## Start

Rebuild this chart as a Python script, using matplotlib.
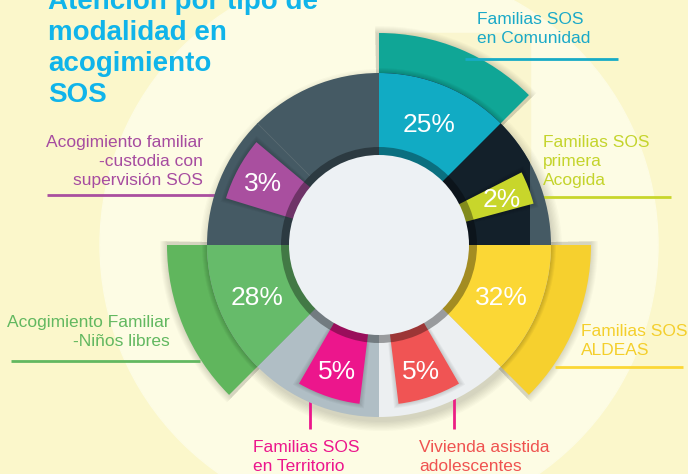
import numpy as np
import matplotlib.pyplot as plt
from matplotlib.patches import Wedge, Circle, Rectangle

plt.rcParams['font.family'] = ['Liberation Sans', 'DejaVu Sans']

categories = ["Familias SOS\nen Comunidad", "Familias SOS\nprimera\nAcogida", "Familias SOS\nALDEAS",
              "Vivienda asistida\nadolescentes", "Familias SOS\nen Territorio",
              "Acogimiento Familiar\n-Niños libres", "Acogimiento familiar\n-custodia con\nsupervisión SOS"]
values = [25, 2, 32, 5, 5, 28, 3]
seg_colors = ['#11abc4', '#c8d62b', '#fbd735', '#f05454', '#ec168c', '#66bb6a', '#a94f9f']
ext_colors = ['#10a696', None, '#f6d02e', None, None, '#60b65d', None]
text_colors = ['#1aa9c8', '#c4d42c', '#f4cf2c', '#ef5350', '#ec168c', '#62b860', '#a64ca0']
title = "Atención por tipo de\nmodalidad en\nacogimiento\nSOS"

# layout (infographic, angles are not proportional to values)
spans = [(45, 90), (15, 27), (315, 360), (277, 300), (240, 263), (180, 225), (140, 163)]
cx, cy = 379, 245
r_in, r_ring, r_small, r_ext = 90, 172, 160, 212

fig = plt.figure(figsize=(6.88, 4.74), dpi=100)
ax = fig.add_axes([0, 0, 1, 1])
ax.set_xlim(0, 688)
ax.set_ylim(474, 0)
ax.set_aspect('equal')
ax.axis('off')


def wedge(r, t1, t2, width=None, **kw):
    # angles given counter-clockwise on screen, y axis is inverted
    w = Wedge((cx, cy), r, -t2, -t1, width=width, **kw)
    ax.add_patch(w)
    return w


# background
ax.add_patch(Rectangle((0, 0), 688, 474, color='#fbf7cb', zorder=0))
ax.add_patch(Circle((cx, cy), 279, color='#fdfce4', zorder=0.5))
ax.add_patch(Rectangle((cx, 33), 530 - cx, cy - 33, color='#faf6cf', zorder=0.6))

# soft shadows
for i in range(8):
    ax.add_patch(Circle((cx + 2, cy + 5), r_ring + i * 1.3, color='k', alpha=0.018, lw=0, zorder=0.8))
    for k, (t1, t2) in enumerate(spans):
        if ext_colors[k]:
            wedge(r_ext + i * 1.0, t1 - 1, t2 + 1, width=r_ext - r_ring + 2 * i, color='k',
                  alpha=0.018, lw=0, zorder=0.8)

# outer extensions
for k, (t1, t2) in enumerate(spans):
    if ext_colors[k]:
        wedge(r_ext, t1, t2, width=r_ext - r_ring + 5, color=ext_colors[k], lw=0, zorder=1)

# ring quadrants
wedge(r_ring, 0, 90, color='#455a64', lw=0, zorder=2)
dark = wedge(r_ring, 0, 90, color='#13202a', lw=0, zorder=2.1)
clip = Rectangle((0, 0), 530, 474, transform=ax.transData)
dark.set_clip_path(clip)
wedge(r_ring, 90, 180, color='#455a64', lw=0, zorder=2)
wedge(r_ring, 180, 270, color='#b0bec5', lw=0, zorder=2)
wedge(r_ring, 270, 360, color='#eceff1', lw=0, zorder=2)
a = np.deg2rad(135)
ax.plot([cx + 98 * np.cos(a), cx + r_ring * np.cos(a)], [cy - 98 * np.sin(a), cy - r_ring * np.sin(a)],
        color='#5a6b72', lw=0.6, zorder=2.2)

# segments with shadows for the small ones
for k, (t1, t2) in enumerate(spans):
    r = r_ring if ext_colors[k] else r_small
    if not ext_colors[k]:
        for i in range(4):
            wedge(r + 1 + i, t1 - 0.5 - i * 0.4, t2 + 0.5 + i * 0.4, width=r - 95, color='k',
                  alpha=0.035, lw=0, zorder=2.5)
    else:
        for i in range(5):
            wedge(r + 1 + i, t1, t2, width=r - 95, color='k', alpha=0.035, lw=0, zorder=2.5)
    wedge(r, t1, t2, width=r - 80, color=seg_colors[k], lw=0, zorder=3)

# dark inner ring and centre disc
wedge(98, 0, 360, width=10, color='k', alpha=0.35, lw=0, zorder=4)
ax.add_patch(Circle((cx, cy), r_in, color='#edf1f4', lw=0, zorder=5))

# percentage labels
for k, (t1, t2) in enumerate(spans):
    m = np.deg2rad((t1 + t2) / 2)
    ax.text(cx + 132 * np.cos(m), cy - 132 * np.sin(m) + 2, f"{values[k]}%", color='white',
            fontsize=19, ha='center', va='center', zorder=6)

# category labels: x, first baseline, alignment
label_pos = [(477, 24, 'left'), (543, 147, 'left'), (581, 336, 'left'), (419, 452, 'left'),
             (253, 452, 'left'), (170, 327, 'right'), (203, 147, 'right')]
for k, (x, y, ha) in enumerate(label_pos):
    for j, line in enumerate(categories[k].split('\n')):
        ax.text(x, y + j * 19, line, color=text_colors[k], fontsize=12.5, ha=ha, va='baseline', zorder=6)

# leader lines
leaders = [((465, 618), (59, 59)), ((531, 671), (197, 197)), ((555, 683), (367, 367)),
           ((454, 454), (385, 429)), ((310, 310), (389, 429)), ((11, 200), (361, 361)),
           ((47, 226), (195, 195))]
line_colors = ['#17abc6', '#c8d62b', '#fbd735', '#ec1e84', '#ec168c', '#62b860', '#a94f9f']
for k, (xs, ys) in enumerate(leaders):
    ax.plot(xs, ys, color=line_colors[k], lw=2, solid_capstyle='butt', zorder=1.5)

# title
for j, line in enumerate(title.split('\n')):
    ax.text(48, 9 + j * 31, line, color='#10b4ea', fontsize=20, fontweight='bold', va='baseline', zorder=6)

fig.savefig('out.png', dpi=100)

## End

§ Exercise directions: Write out again exactly the lines from the start of the data above through the line containing "plt.rcParams['font.family'] = ['Liberation", inclusive, excluding any pictures.

§ Exercise response:
Rebuild this chart as a Python script, using matplotlib.
import numpy as np
import matplotlib.pyplot as plt
from matplotlib.patches import Wedge, Circle, Rectangle

plt.rcParams['font.family'] = ['Liberation Sans', 'DejaVu Sans']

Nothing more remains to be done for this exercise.